Once forming a big part of punishments, particularly before the 19th century, public shaming has come back with a bang since the rise of social media. In So You’ve Been Publicly Shamed, journalist Jon Ronson takes a look at some of the people who have become famous for being publicly shamed – people like Justine Sacco, the African Aids tweet woman; Lindsay Stone, who took a photo of herself flipping off a sign at Arlington Cemetery; and various men who’ve been caught in sex scandals – and looks at how the shaming has affected them.
Perhaps unsurprisingly, it turns out that a public shaming is not a very nice experience, and can easily see you lose your job, friends, home and whatever passed for your reputation in the first place – although it was interesting to note that those who suffered most were largely women. It turns out, you see, that the men shamed for sexual indiscretion (like the son of a fascist politician, exposed by a national newspaper as having indulged in German themed S&M encounters) got off lightly – no-one gave a shit about what they may have done and what their infidelity may have said about their characters, preferring instead to save their ire for women who have transgressed, letting them know just how much they’d like them to get raped (no matter what these women have done, rape is apparently always the answer).

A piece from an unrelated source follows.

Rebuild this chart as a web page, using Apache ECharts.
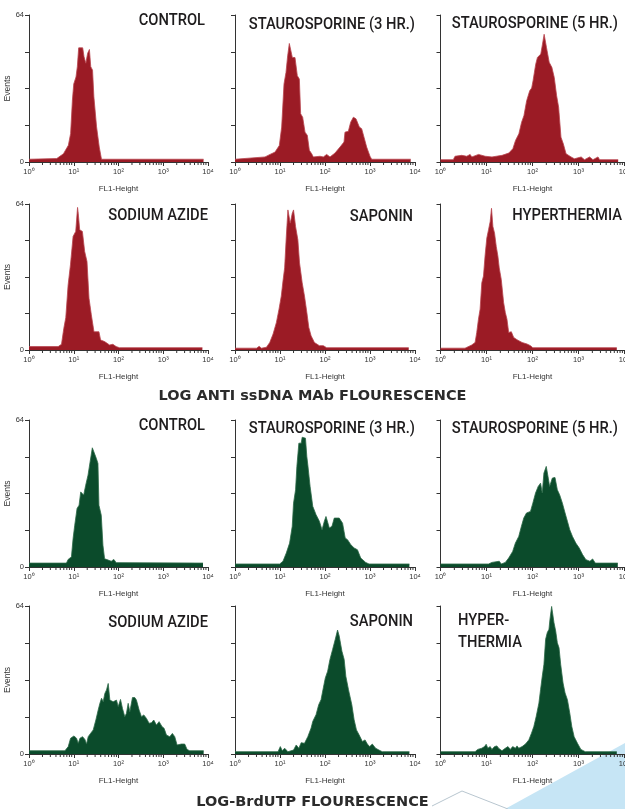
<!DOCTYPE html>
<html><head><meta charset="utf-8">
<script src="https://cdn.jsdelivr.net/npm/echarts@6/dist/echarts.min.js"></script>
<style>html,body{margin:0;padding:0;background:#fff}#c{width:625px;height:809px}</style>
</head><body><div id="c"></div>
<script>
// ---- DATA: each point is [log10(FL1-Height), Events] ----
const redControl = [[0,1.2],[0.62,1.5],[0.77,3.6],[0.88,7.3],[0.93,12.4],[0.97,27],[1.0,34],[1.05,37],[1.08,41.5],[1.11,49.7],[1.2,49.7],[1.23,45.8],[1.27,43],[1.31,47.3],[1.35,49],[1.38,41.5],[1.42,40],[1.45,28.4],[1.51,15.3],[1.57,6.5],[1.62,1.2],[3.9,1.2]];
const redStauro3 = [[0,1.2],[0.667,2.2],[0.704,1.4],[0.778,3.3],[0.889,4.3],[0.985,7.2],[1.037,15.2],[1.089,34],[1.133,39],[1.17,46.2],[1.207,51.6],[1.237,51.3],[1.274,45.5],[1.333,45.5],[1.385,37.6],[1.43,36.1],[1.459,21],[1.504,19.5],[1.556,13],[1.607,11.6],[1.652,5.1],[1.704,3.6],[1.741,2.2],[1.889,2.5],[1.926,2.9],[1.963,2.2],[2.037,3.3],[2.111,2.2],[2.222,3.9],[2.333,6.5],[2.422,8.7],[2.444,13],[2.519,13.4],[2.57,17.3],[2.63,19.5],[2.689,18.8],[2.763,15.2],[2.815,14.5],[2.867,10.8],[2.926,6.5],[3.0,2.5],[3.037,1.2],[3.904,1.2]];
const redStauro5 = [[0,1.0],[0.278,1.0],[0.315,2.5],[0.461,2.9],[0.497,3.6],[0.571,2.5],[0.644,3.3],[0.68,2.2],[0.827,3.3],[0.973,2.5],[1.119,2.2],[1.339,2.9],[1.485,3.9],[1.573,5.8],[1.631,9.4],[1.704,12.3],[1.763,17.3],[1.814,20.2],[1.873,26.7],[1.939,31],[1.982,32.2],[2.012,35.4],[2.07,42.6],[2.107,45.5],[2.18,47],[2.217,51.3],[2.253,55.6],[2.275,56.4],[2.304,49.9],[2.363,43.4],[2.421,41.2],[2.473,36.8],[2.524,28.9],[2.568,23.8],[2.619,10.8],[2.67,7.9],[2.729,3.6],[2.838,2.2],[2.911,1.4],[3.058,2.2],[3.131,1.0],[3.241,2.2],[3.314,1.0],[3.424,2.2],[3.46,1.0],[3.862,1.0]];
const redAzide = [[0,1.5],[0.652,1.5],[0.726,2.5],[0.778,9.5],[0.822,14.2],[0.874,28.5],[0.926,37.3],[0.985,49.8],[1.044,52],[1.085,62.5],[1.1,60],[1.133,52.7],[1.193,52],[1.244,43.2],[1.296,38.8],[1.341,22.7],[1.393,15.4],[1.452,8],[1.563,8],[1.6,4.4],[1.689,3.7],[1.8,2.2],[1.874,2.5],[1.948,1.5],[2.022,1.0],[3.874,1.0]];
const redSaponin = [[0,0.8],[0.478,0.8],[0.537,1.6],[0.588,0.8],[0.699,1.2],[0.772,3.3],[0.846,7],[0.919,12],[0.978,17.9],[1.029,23.7],[1.066,30.2],[1.103,36],[1.14,49.8],[1.176,61.4],[1.228,55.6],[1.272,59.9],[1.301,61.4],[1.346,54.1],[1.397,48.3],[1.434,38.2],[1.493,29.5],[1.544,23.7],[1.596,16.5],[1.64,9.9],[1.691,6.2],[1.765,3.3],[1.875,1.9],[1.963,1.9],[2.007,2.6],[2.037,1.0],[3.86,1.0]];
const redHyper = [[0,0.8],[0.533,0.8],[0.679,2.2],[0.752,3.3],[0.788,7.7],[0.825,13.5],[0.861,17.9],[0.898,29.5],[0.934,32.4],[0.971,41.8],[1.007,49.1],[1.044,52.7],[1.08,56.3],[1.109,62.1],[1.139,54.1],[1.175,51.2],[1.212,45.4],[1.248,41.1],[1.277,36],[1.321,30.9],[1.372,20.8],[1.409,16.4],[1.445,13.5],[1.482,7.7],[1.54,8],[1.591,5.5],[1.664,4.5],[1.774,3.3],[1.883,2.6],[1.956,1.9],[2.007,1.0],[3.832,1.0]];
const greenControl = [[0,1.7],[0.837,1.7],[0.874,3.3],[0.948,4.4],[0.985,12.4],[1.022,18.2],[1.074,25.5],[1.119,26.9],[1.156,32.7],[1.193,33],[1.222,31.3],[1.267,35.6],[1.319,40],[1.356,40.7],[1.415,51.9],[1.452,51.9],[1.504,47.3],[1.541,45.1],[1.563,26.9],[1.615,22.5],[1.652,9.5],[1.689,3.6],[1.785,2.9],[1.837,2.5],[1.896,3.3],[1.948,1.9],[3.889,1.7]];
const greenStauro3 = [[0,1.3],[0.993,1.3],[1.066,2.5],[1.14,6.1],[1.213,10.4],[1.272,17.7],[1.301,27.8],[1.346,33.6],[1.375,43.8],[1.419,53.9],[1.471,53.9],[1.493,56.5],[1.566,56.1],[1.596,48.1],[1.618,44.5],[1.669,35.1],[1.728,26.4],[1.801,22.8],[1.875,19.9],[1.934,16.2],[1.985,19.9],[2.022,22],[2.059,21.3],[2.096,17],[2.154,17.7],[2.206,21.3],[2.316,21.3],[2.39,19.1],[2.449,12.6],[2.5,11.9],[2.574,9.7],[2.647,8.3],[2.721,7.5],[2.794,3.9],[2.904,2.0],[2.978,1.3],[3.875,1.3]];
const greenStauro5 = [[0,1.3],[1.044,1.3],[1.117,2.0],[1.277,2.5],[1.321,1.3],[1.409,2.0],[1.482,3.9],[1.569,6.8],[1.628,10.4],[1.701,13.3],[1.759,17.7],[1.81,21.3],[1.869,23.5],[1.956,24.2],[2.007,27.8],[2.066,32.2],[2.124,35.1],[2.175,36.5],[2.212,32.2],[2.248,40.9],[2.299,43.8],[2.343,38.7],[2.372,35.1],[2.431,38.7],[2.489,39],[2.54,33.6],[2.591,31.4],[2.65,27.8],[2.708,23.5],[2.759,19.9],[2.81,16.2],[2.869,13.3],[2.942,10.4],[3.015,8.3],[3.088,5.4],[3.161,3.2],[3.248,2.5],[3.307,3.5],[3.365,1.7],[3.854,1.7]];
const greenAzide = [[0,1.4],[0.803,1.4],[0.84,1.7],[0.877,3.2],[0.929,6.8],[1.004,7.8],[1.063,6.8],[1.1,4.6],[1.138,6.8],[1.197,7.5],[1.249,6.3],[1.286,4.3],[1.323,7.5],[1.375,8.9],[1.435,10.4],[1.494,14.7],[1.546,19],[1.584,21.9],[1.621,24.1],[1.658,22.6],[1.695,26.2],[1.732,27.7],[1.77,30.5],[1.807,23.3],[1.844,24.1],[1.881,22.6],[1.918,23.3],[1.955,23.3],[1.993,20.5],[2.045,23.6],[2.089,19.7],[2.141,16.1],[2.178,17.6],[2.216,21.9],[2.253,18.3],[2.312,24.4],[2.364,24.4],[2.401,23.3],[2.461,19],[2.513,16.1],[2.565,16.9],[2.625,15.4],[2.684,13.3],[2.736,13.5],[2.788,14.7],[2.848,12.5],[2.907,14],[2.944,14],[2.974,11.8],[3.019,11.1],[3.071,8.2],[3.145,7.5],[3.204,8.9],[3.257,7.5],[3.309,3.9],[3.405,4.3],[3.48,4.3],[3.532,2.0],[3.591,1.4],[3.903,1.4]];
const greenSaponin = [[0,1.0],[0.956,1.0],[1.007,3.2],[1.051,1.4],[1.103,2.5],[1.176,1.0],[1.301,1.7],[1.36,3.9],[1.419,2.5],[1.471,4.9],[1.544,4.6],[1.618,7.5],[1.691,11.2],[1.728,14.1],[1.801,17],[1.86,21.3],[1.912,23.5],[1.963,28.6],[2.007,32.9],[2.059,35.8],[2.11,40.9],[2.169,45.2],[2.228,49.6],[2.279,53.6],[2.316,51],[2.375,44.5],[2.426,40.9],[2.463,33.6],[2.522,27.8],[2.596,21.3],[2.647,14.8],[2.699,10.4],[2.757,8.3],[2.831,5.4],[2.89,6.1],[2.941,4.3],[2.993,3.2],[3.051,4.3],[3.125,2.5],[3.199,1.7],[3.272,1.0],[3.875,1.0]];
const greenHyper = [[0,1.0],[0.752,1.0],[0.81,2.0],[0.898,2.5],[0.956,3.2],[0.993,4.2],[1.029,2.5],[1.08,3.2],[1.117,2.0],[1.175,3.2],[1.226,3.5],[1.263,2.5],[1.336,1.4],[1.409,2.5],[1.467,3.2],[1.518,2.0],[1.569,3.2],[1.628,2.5],[1.664,3.5],[1.701,2.5],[1.774,3.2],[1.847,4.3],[1.92,6.1],[1.978,9],[2.029,11.9],[2.08,16.2],[2.139,22],[2.175,27.8],[2.212,33.6],[2.248,38.7],[2.285,49.6],[2.321,52.5],[2.358,53.9],[2.38,58.3],[2.416,63.8],[2.445,63.8],[2.467,56.8],[2.504,53.2],[2.54,48.1],[2.577,45.9],[2.613,38.7],[2.664,30.7],[2.708,26.4],[2.759,23.5],[2.81,17.7],[2.854,11.9],[2.905,7.5],[2.978,4.6],[3.051,2.0],[3.146,1.0],[3.832,1.0]];

const panelTitles = ['CONTROL','STAUROSPORINE (3 HR.)','STAUROSPORINE (5 HR.)','SODIUM AZIDE','SAPONIN','HYPERTHERMIA',
                     'CONTROL','STAUROSPORINE (3 HR.)','STAUROSPORINE (5 HR.)','SODIUM AZIDE','SAPONIN','HYPER-\nTHERMIA'];
const sectionTitles = ['LOG ANTI ssDNA MAb FLOURESCENCE','LOG-BrdUTP FLOURESCENCE'];
const xTickLabels = {1:'10\u2070',10:'10\u00b9',100:'10\u00b2',1000:'10\u00b3',10000:'10\u2074'};
const yTickLabels = {0:'0',64:'64'};
const xAxisTitle = 'FL1-Height';
const yAxisTitle = 'Events';
const minorTickValues = [2,3,4,5,6,7,8,9,20,30,40,50,60,70,80,90,200,300,400,500,600,700,800,900,2000,3000,4000,5000,6000,7000,8000,9000];
const histograms = [redControl,redStauro3,redStauro5,redAzide,redSaponin,redHyper,
                    greenControl,greenStauro3,greenStauro5,greenAzide,greenSaponin,greenHyper];

// ---- LAYOUT / STYLE ----
const SANS = "'Liberation Sans',Arial,sans-serif";
const TITLE_FONT = "500 16px Roboto,'Liberation Sans',sans-serif";
const RED = {fill:'#9b1b25', edge:'#b9454f'};
const GREEN = {fill:'#0b4b2b', edge:'#2c6a48'};
const colBox = [{left:29,width:179},{left:235,width:180},{left:440.5,width:184}];
const rowBox = [{top:15,height:147},{top:204,height:146},{top:420,height:147},{top:606,height:148}];
const titleRight = [205,415,618, 208,413,622, 205,415,618, 208,413,null];
const titleCapTop = [13.3,17,16.7, 208.3,209,208, 418.3,421.7,421, 615,614,613];

const grids=[], xAxes=[], yAxes=[], series=[], graphics=[];
histograms.forEach((hist,i)=>{
  const r = Math.floor(i/3), c = i%3;
  const pal = r<2 ? RED : GREEN;
  grids.push({left:colBox[c].left, top:rowBox[r].top, width:colBox[c].width, height:rowBox[r].height, containLabel:false, outerBoundsMode:'none'});
  xAxes.push({type:'log', logBase:10, gridIndex:i, min:1, max:10000,
    axisLine:{show:true, onZero:true, lineStyle:{color:'#333', width:1}},
    axisTick:{show:true, length:4, lineStyle:{color:'#333'}},
    axisLabel:{fontSize:7.5, color:'#333', margin:6, fontFamily:SANS, formatter:v=>xTickLabels[Math.round(v)]||''},
    splitLine:{show:false},
    name:xAxisTitle, nameLocation:'middle', nameGap:23,
    nameTextStyle:{fontSize:8, color:'#333', fontFamily:SANS}});
  yAxes.push({type:'value', gridIndex:i, min:0, max:64, interval:16,
    axisLine:{show:true, lineStyle:{color:'#333', width:1}},
    axisTick:{show:true, length:4, lineStyle:{color:'#333'}},
    axisLabel:{show:c===0, fontSize:7.5, color:'#333', margin:5, fontFamily:SANS, formatter:v=>yTickLabels[v]||''},
    splitLine:{show:false},
    name: c===0 ? yAxisTitle : '', nameLocation:'middle', nameGap:11, nameRotate:90,
    nameTextStyle:{fontSize:8.5, color:'#333', fontFamily:SANS}});
  series.push({type:'line', xAxisIndex:i, yAxisIndex:i, symbol:'none', silent:true,
    data: hist.map(p=>[Math.pow(10,p[0]), p[1]]),
    lineStyle:{color:pal.edge, width:0.8},
    areaStyle:{color:pal.fill, opacity:1}, z:2});
  series.push({type:'custom', xAxisIndex:i, yAxisIndex:i, silent:true, clip:false, z:3,
    data: minorTickValues.map(v=>[v,0]),
    renderItem:(params,api)=>{
      const p = api.coord([api.value(0),0]);
      return {type:'line', shape:{x1:p[0], y1:p[1], x2:p[0], y2:p[1]+3}, style:{stroke:'#333', lineWidth:1}};
    }});
  // panel title: condensed look via horizontal scale of real text
  const isTwoLine = titleRight[i]===null;
  graphics.push({type:'text', silent:true, z:20,
    x: isTwoLine ? 458 : titleRight[i],
    y: isTwoLine ? titleCapTop[i]-3 : titleCapTop[i]-0.5,
    scaleX:0.92,
    style:{text:panelTitles[i], fill:'#1e1c1d', font:TITLE_FONT,
      textAlign: isTwoLine?'left':'right', align: isTwoLine?'left':'right',
      textVerticalAlign:'top', verticalAlign:'top', lineHeight: isTwoLine?22:16}});
});

const titles = [
  {text:sectionTitles[0], left:'center', top:388, padding:0,
   textStyle:{fontSize:14.5, fontWeight:'bold', color:'#2b2b2b', fontFamily:"'DejaVu Sans',sans-serif", lineHeight:16}},
  {text:sectionTitles[1], left:'center', top:794, padding:0,
   textStyle:{fontSize:14.5, fontWeight:'bold', color:'#2b2b2b', fontFamily:"'DejaVu Sans',sans-serif", lineHeight:16}}
];

graphics.push({type:'polygon', z:-10, silent:true, shape:{points:[[505,809],[625,743],[625,809]]}, style:{fill:'#c6e5f5'}});
graphics.push({type:'polyline', z:-9, silent:true, shape:{points:[[432,806],[462,791],[508,809]]}, style:{stroke:'#b8c6cf', lineWidth:1, fill:null}});

const chart = echarts.init(document.getElementById('c'), null, {renderer:'canvas'});
chart.setOption({
  animation:false, backgroundColor:'#fff',
  title:titles, grid:grids, xAxis:xAxes, yAxis:yAxes, series:series,
  graphic:graphics
});
</script></body></html>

Ronson’s gist throughout the book seemed to basically be that a public shaming is too destructive, and that we all ought to be a little kinder instead. While I agree with that in the case of minor transgressions, I can’t help but wonder how different this book would have been if it had been written after Trump came to power and all of the previously secretly racist people started showing their colours in public. Kindness won’t solve shit in these instances (and I believe that the whole ethos of keeping your peace, and live and let live, has directly led to these people feeling entitled to publicly being pricks without consequence), and I’m all for continuing to shame the Nazi marchers and Permit Patties of this world. Freedom of speech does NOT mean freedom from consequences, and while Ronson does make a nod towards this in an addendum (mentioning briefly that shaming can be OK if it supports civil rights), I can’t say that he really sold me on keeping my peace in the face of heinous behaviour. My ethos is far simpler – if you don’t want to get called out for it, don’t be a dick.